Thought Leadership
From Reactive to Strategic:
Why Capture Culture Changes Win Rates
By Alicia Darrow and Cass Moore
Most pursuits are decided before they are ever released. Capture is not an activity. It is a way of operating.
The distinction matters because capture strategy is not a tool you deploy for your biggest pursuits and set aside for the rest. It is business as usual. The intelligence-gathering, relationship-building, and proactive positioning are the things that compound over time. Teams that treat capture as a project versus practice keep starting from zero and get progressively better at winning.
Here is what that transition looks like.
Where most BD teams start
Reactive. An RFP lands, the team pivots, the proposal is built in a matter of days or weeks. There is little clarity on why the pursuit is being chased beyond surface-level alignment. The capture work that should have happened months ago did not happen at all.
This is not a failure of intent. It is a failure of infrastructure. Without a shared vocabulary for capture, a consistent approach to intelligence gathering, and structured pursuit conversations, reactive becomes the default. It is the path of least resistance, and it produces average results at significant cost.
The leadership conditions that make it possible
Capture culture does not start with the BD team. It starts with what leadership prioritizes.
Organizations that do this well keep senior leaders close to the client and grounded in the forward pipeline. They are asking well before a pursuit opens, what is known, what is missing, and where the organization needs to be positioned. RFPs are not a surprise. That posture, curious, proactive, and relationship-forward, sets the tone. Without it, BD teams default to what is urgent: the proposal in front of them.
The shared vocabulary that accelerates it
One of the earliest gains in building capture culture is alignment on language. What does capture mean in practice? What counts as a qualified opportunity? What is required for a go/no-go decision?

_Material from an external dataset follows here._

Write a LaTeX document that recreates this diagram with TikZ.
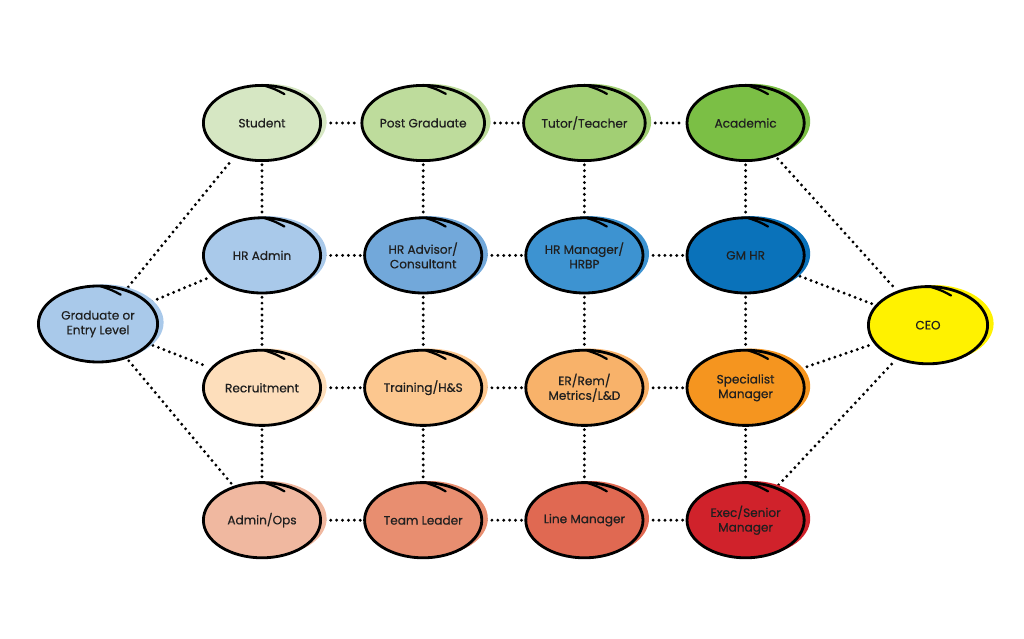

What distinguishes a win theme versus a capability statement?
Clarity here sharpens pursuit conversations. The debate about whether to pursue shifts from an instinctive reaction to a disciplined assessment. The pursuit workshop becomes standard practice, not a special event.
This shift is often most visible in organizations where capture was not previously formalized. Introducing a shared vocabulary changes how the pipeline is understood and acted on.
What it looks like: Early adoption vs. When it sticks
Within the first number of months, new habits are forming with some friction. The go/no-go process is being applied with some discomfort. Workshops are happening. Internal debriefs are becoming standard. Intelligence gathering is more intentional, even if not yet systematic.
In time those habits are embedded. Pipeline conversations reference intelligence gathered months earlier. Win themes are clear before pursuit sessions begin. Proposals are more specific, more aligned to the client. The increased win rate reflects it.
This shift does not come from a one-time effort. It comes from sustained leadership focus, shared language, and consistent application over multiple cycles.
Capture culture is a long game. It is also the only BD strategy that compounds.